Rasûlullâh -sallâllâhu aleyhi ve sellem-, nâfile namazın, az da olsa devamlı kılınmasını arzu ederdi. Kendisi bir nâfile namaza başlayınca, onu devamlı kılardı.” (Buhârî, Savm, 52; Müslim, Sıyâm, 175; İbn-i Mâce, Sıyâm, 30)

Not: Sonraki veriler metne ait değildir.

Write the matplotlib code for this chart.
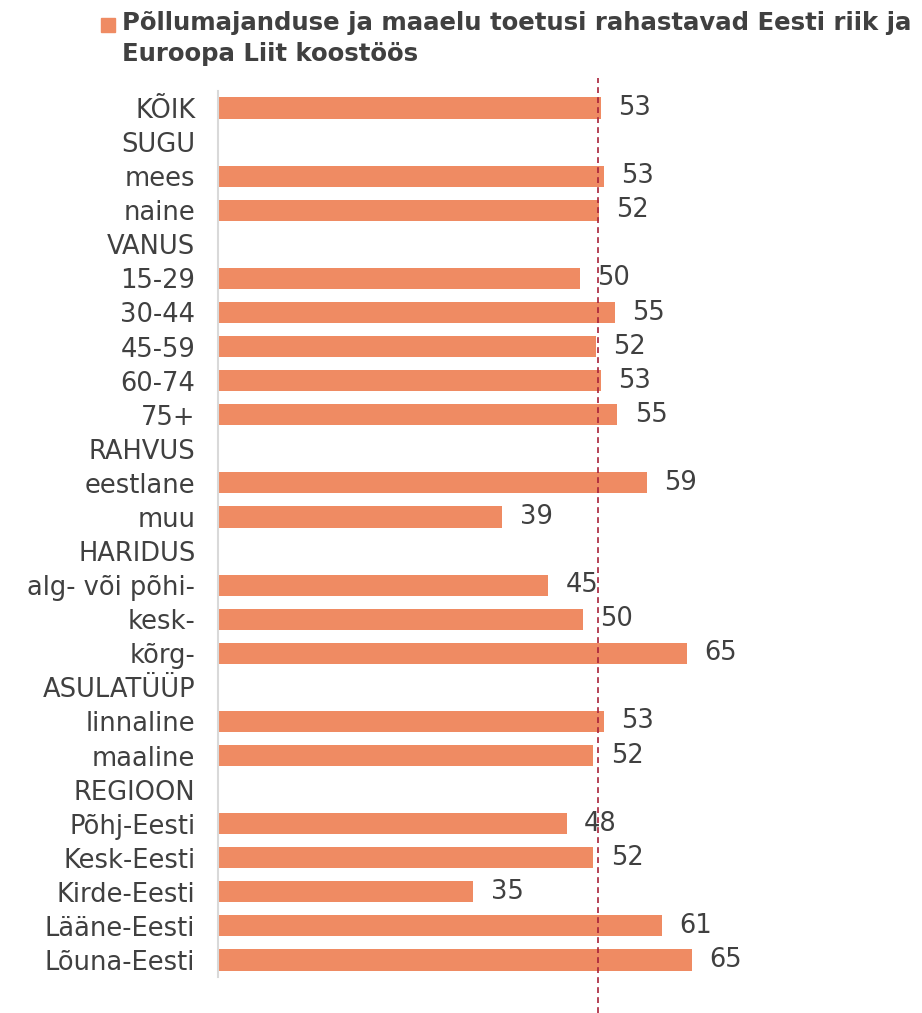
import numpy as np
import matplotlib
matplotlib.use("Agg")
import matplotlib.pyplot as plt
from matplotlib.patches import Rectangle

# categories top to bottom; group headers have no bar (NaN)
labels = ["KÕIK", "SUGU", "mees", "naine", "VANUS", "15-29", "30-44", "45-59",
          "60-74", "75+", "RAHVUS", "eestlane", "muu", "HARIDUS",
          "alg- või põhi-", "kesk-", "kõrg-", "ASULATÜÜP", "linnaline",
          "maaline", "REGIOON", "Põhj-Eesti", "Kesk-Eesti", "Kirde-Eesti",
          "Lääne-Eesti", "Lõuna-Eesti"]
values = [52.74, np.nan, 53.15, 52.41, np.nan, 49.85, 54.61, 52.05,
          52.74, 54.98, np.nan, 59.01, 39.20, np.nan,
          45.45, 50.21, 64.55, np.nan, 53.15,
          51.68, np.nan, 48.01, 51.68, 35.17,
          61.13, 65.25]
average = 52.39
legend_lines = ["Põllumajanduse ja maaelu toetusi rahastavad Eesti riik ja",
                "Euroopa Liit koostöös"]

bar_color = "#EF8B63"
text_color = "#404040"
line_color = "#A8213A"

plt.rcParams['font.family'] = ['DejaVu Sans']

W, H = 922, 1013
fig = plt.figure(figsize=(W / 100, H / 100), dpi=100)
ax = fig.add_axes([217.5 / W, (H - 977) / H, 1 - 217.5 / W, (977 - 91) / H])

y = np.arange(len(labels))
vals = np.array(values)
ax.barh(y, vals, height=0.62, color=bar_color, edgecolor="none")

for yi, v in zip(y, vals):
    if np.isnan(v):
        continue
    ax.annotate(f"{v:.0f}", xy=(v, yi), xytext=(12.5, 0), textcoords="offset points",
                ha="left", va="center", fontsize=18.5, color=text_color)

# average reference line, running past the plot area
ax.plot([average, average], [-0.041, 1.015], transform=ax.get_xaxis_transform(),
        color=line_color, lw=1.2, ls=(0, (3.5, 2.5)), clip_on=False, zorder=3)

ax.set_xlim(0, (W - 217.5) / 7.27)
ax.set_ylim(len(labels) - 0.5, -0.5)
ax.set_yticks(y)
ax.set_yticklabels(labels, fontsize=18.5, color=text_color)
ax.tick_params(axis="y", length=0, pad=16)
ax.set_xticks([])
for s in ["top", "right", "bottom"]:
    ax.spines[s].set_visible(False)
ax.spines["left"].set_color("#D9D9D9")
ax.spines["left"].set_linewidth(1.5)

# legend drawn by hand
fig.patches.append(Rectangle((101 / W, (H - 32) / H), 14 / W, 14 / H,
                             transform=fig.transFigure, color=bar_color))
fig.text(122 / W, (H - 30) / H, legend_lines[0], fontsize=17.6, fontweight="bold",
         color=text_color, va="baseline", ha="left")
fig.text(122 / W, (H - 61) / H, legend_lines[1], fontsize=17.6, fontweight="bold",
         color=text_color, va="baseline", ha="left")

fig.savefig("out.png", dpi=100)
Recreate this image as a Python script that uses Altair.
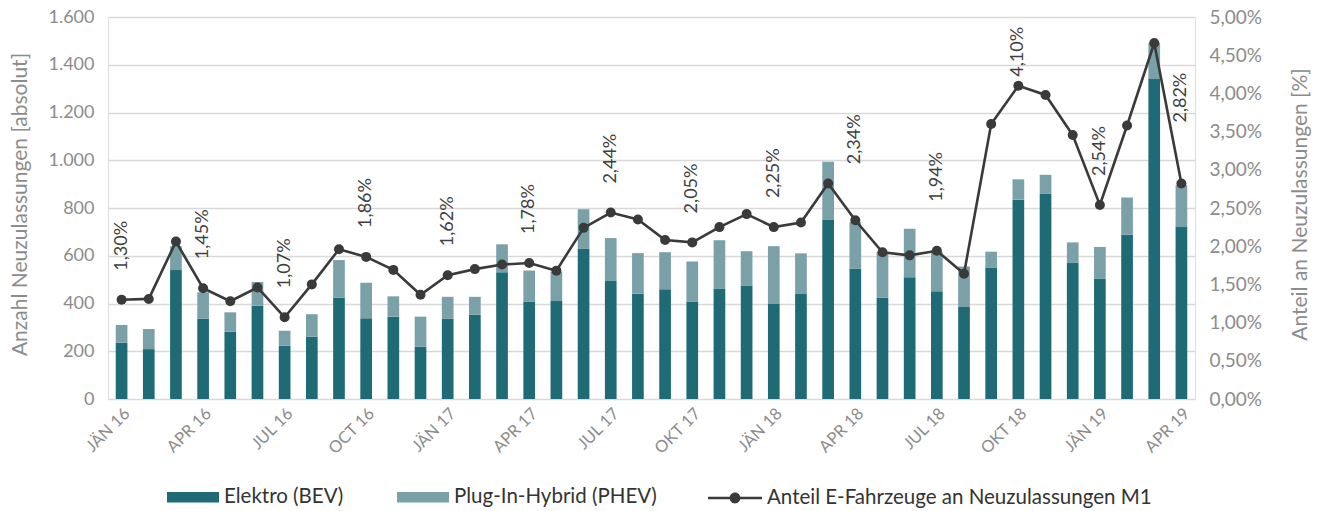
import altair as alt
import pandas as pd

FONT = "Lato"
GREY = "#8c8c8c"
DARK = "#3a3a3a"

months = [
    "JÄN 16", "FEB 16", "MÄR 16", "APR 16", "MAI 16", "JUN 16", "JUL 16", "AUG 16", "SEP 16", "OCT 16", "NOV 16", "DEZ 16",
    "JÄN 17", "FEB 17", "MÄR 17", "APR 17", "MAI 17", "JUN 17", "JUL 17", "AUG 17", "SEP 17", "OKT 17", "NOV 17", "DEZ 17",
    "JÄN 18", "FEB 18", "MÄR 18", "APR 18", "MAI 18", "JUN 18", "JUL 18", "AUG 18", "SEP 18", "OKT 18", "NOV 18", "DEZ 18",
    "JÄN 19", "FEB 19", "MÄR 19", "APR 19",
]
bev = [236, 209, 540, 336, 282, 391, 223, 261, 424, 338, 345, 219,
       336, 353, 531, 407, 410, 630, 494, 441, 460, 407, 461, 475,
       398, 440, 750, 545, 424, 510, 451, 385, 551, 835, 859, 572,
       503, 688, 1340, 720]
total = [310, 293, 640, 447, 363, 490, 286, 355, 582, 487, 430, 345,
         428, 428, 648, 538, 533, 795, 674, 611, 615, 576, 665, 619,
         640, 610, 994, 741, 616, 713, 617, 555, 617, 920, 939, 656,
         637, 844, 1492, 895]
share = [1.30, 1.31, 2.06, 1.45, 1.28, 1.46, 1.07, 1.50, 1.96, 1.86, 1.69, 1.365,
         1.62, 1.70, 1.76, 1.78, 1.68, 2.24, 2.44, 2.35, 2.08, 2.05, 2.25, 2.42,
         2.25, 2.31, 2.82, 2.34, 1.92, 1.88, 1.94, 1.64, 3.60, 4.10, 3.98, 3.455,
         2.54, 3.58, 4.66, 2.82]
phev = [t - b for t, b in zip(total, bev)]

types = ["Elektro (BEV)", "Plug-In-Hybrid (PHEV)"]
type_colors = ["#1f6b75", "#7aa0a8"]
series_name = "Anteil E-Fahrzeuge an Neuzulassungen M1"
shown_months = months[::3]
left_ticks = [0, 200, 400, 600, 800, 1000, 1200, 1400, 1600]
right_ticks = [0, 0.5, 1, 1.5, 2, 2.5, 3, 3.5, 4, 4.5, 5]

# gap (px) between a point and its rotated value label; labels not listed use the default
LABEL_GAP_DEFAULT = 29
label_gap = {"APR 18": 56, "JUL 18": 49, "OKT 18": 9, "APR 19": 61}

rows = []
for i, m in enumerate(months):
    rows.append({"month": m, "type": types[0], "value": bev[i], "ord": 0})
    rows.append({"month": m, "type": types[1], "value": phev[i], "ord": 1})
bars_df = pd.DataFrame(rows)
line_df = pd.DataFrame({"month": months, "share": share,
                        "idx": list(range(len(months))), "series": series_name})

x_axis = alt.Axis(values=shown_months, labelAngle=-45, title=None, ticks=False,
                  domain=False, grid=False, labelColor=GREY, labelFontSize=16.5,
                  labelPadding=6, labelFont=FONT)
x_enc = alt.X("month:N", sort=months,
              scale=alt.Scale(paddingInner=0.57, paddingOuter=0.285), axis=x_axis)
x_plain = alt.X("month:N", sort=months)

bars = alt.Chart(bars_df).mark_bar().encode(
    x=x_enc,
    y=alt.Y("value:Q", stack="zero", scale=alt.Scale(domain=[0, 1600]),
            axis=alt.Axis(values=left_ticks, title="Anzahl Neuzulassungen [absolut]",
                          labelExpr="replace(format(datum.value, ','), ',', '.')",
                          grid=True, gridColor="#d9d9d9", gridWidth=1.5,
                          domain=False, ticks=False, labelFontSize=18,
                          labelColor=GREY, labelFont=FONT, labelPadding=14,
                          titleFontSize=21, titleColor=GREY, titleFont=FONT,
                          titleFontWeight="normal", titleAngle=270,
                          titleAlign="center", titleBaseline="middle",
                          titleX=-88, titleY=187)),
    fill=alt.Fill("type:N", scale=alt.Scale(domain=types, range=type_colors),
                  legend=alt.Legend(orient="none", legendX=59, legendY=454,
                                    direction="horizontal", title=None,
                                    symbolType="M-1,-0.2H1V0.2H-1Z", symbolSize=2704,
                                    symbolStrokeWidth=0, labelFontSize=20.5,
                                    labelColor="#333333", labelFont=FONT,
                                    labelOffset=5, columnPadding=53, labelLimit=400)),
    order=alt.Order("ord:Q"),
)

right_axis = alt.Axis(orient="right", values=right_ticks,
                      labelExpr="replace(format(datum.value, '.2f'), '.', ',') + '%'",
                      grid=False, domain=False, ticks=False, labelFontSize=19,
                      labelColor=GREY, labelFont=FONT, labelPadding=14,
                      title="Anteil an Neuzulassungen [%]", titleFontSize=21,
                      titleColor=GREY, titleFont=FONT, titleFontWeight="normal",
                      titleAngle=270, titleAlign="center", titleBaseline="middle",
                      titleX=105, titleY=187)
y_share = alt.Y("share:Q", scale=alt.Scale(domain=[0, 5]), axis=right_axis)

line = alt.Chart(line_df).mark_line(color=DARK, strokeWidth=2.6).encode(
    x=x_plain,
    y=y_share,
)

points = alt.Chart(line_df).mark_circle(size=100, opacity=1).encode(
    x=x_plain,
    y=y_share,
    fill=alt.Fill("series:N", scale=alt.Scale(domain=[series_name], range=[DARK]),
                  legend=alt.Legend(orient="none", legendX=600, legendY=454,
                                    title=None,
                                    symbolType="M-1,-0.045H1V0.045H-1Z M0.2,0A0.2,0.2 0 1 1 -0.2,0A0.2,0.2 0 1 1 0.2,0Z",
                                    symbolSize=2916, symbolStrokeWidth=0,
                                    labelFontSize=20.5, labelColor="#333333",
                                    labelFont=FONT, labelOffset=5, labelLimit=600)),
)

label_base = alt.Chart(line_df).transform_filter("datum.idx % 3 == 0").transform_calculate(
    lab="replace(format(datum.share, '.2f'), '.', ',') + '%'"
)
gap_groups = {}
for m in shown_months:
    gap_groups.setdefault(label_gap.get(m, LABEL_GAP_DEFAULT), []).append(m)
label_layers = []
for gap, ms in gap_groups.items():
    label_layers.append(
        label_base.transform_filter(alt.FieldOneOfPredicate(field="month", oneOf=ms))
        .mark_text(angle=270, align="left", baseline="middle", dx=gap, fontSize=18,
                   color="#404040", font=FONT)
        .encode(x=x_plain, y=y_share, text="lab:N")
    )

right_layer = alt.layer(line, points, *label_layers)

chart = alt.layer(bars, right_layer).resolve_scale(
    y="independent", fill="independent"
).properties(
    width=1087, height=382,
    autosize=alt.AutoSizeParams(type="none"),
    padding={"left": 100, "top": 9, "right": 118, "bottom": 112},
).configure_view(stroke=None).configure(font=FONT)

chart.save("out.html", embed_options={"renderer": "svg", "actions": False})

Başka bir hadîs-i şerîfte de yine Hazret-i Âişe Annemiz, içinde Kadir Gecesi’nin bulunduğu Ramazan’ın son on gününde Allah Rasûlü’nün hâlini şöyle anlatmaktadır:
“Rasûlullâh -sallâllâhu aleyhi ve sellem-, Ramazan ayının son on günü girince, kendisini büsbütün ibâdete verirdi. Bütün gece ibâdet eder, âilesini de ibâdet etmeleri için uyandırırdı.” (Buhârî, Leyletu’l-Kadr, 5; Müslim, İtikaf, 7; Ebû Dâvud, Ramazan, 1; Nesâî, Kıyâmü’l-Leyl, 17)
İnsanların En Cömerdi
Abdullah ibn-i Abbas -radıyallâhu anhümâ- şöyle diyor:
“Rasûl-i Ekrem -sallâllâhu aleyhi ve sellem- insanların en cömerdiydi. O’nun en cömert olduğu günler de, Ramazan’da Cebrail’in kendisiyle buluştuğu zamanlardı. Cebrâil -aleyhisselâm-, Ramazan’ın her gecesinde Rasûlullâh ile buluşur, birbirlerine Kur’ân okurlardı. Bundan dolayı Allâh’ın Rasûlü, Cebrâil ile buluştuğu günlerde, gittiği yere yağmur taşıyan bereketli rüzgârdan daha cömert davranırdı.” (Buhârî, Bed’u’l-Vahy, 6; Savm, 7; Müslim, Fezâil, 50; Nesâî, Sıyâm, 2)
* * *
Ebû Zer -radıyallâhu anh- anlatıyor:
Bir akşam vakti, Rasûlullâh -sallâllâhu aleyhi ve sellem- ile birlikte Medine’nin Hare mevkiinde yürüyorduk. Derken Uhud Dağı karşımıza çıkıverdi. Allah Rasûlü:
“-Ey Ebû Zer!” dedi. Ben:
“-Buyur, ey Allâh’ın Rasûlü, emrinizdeyim!” dedim.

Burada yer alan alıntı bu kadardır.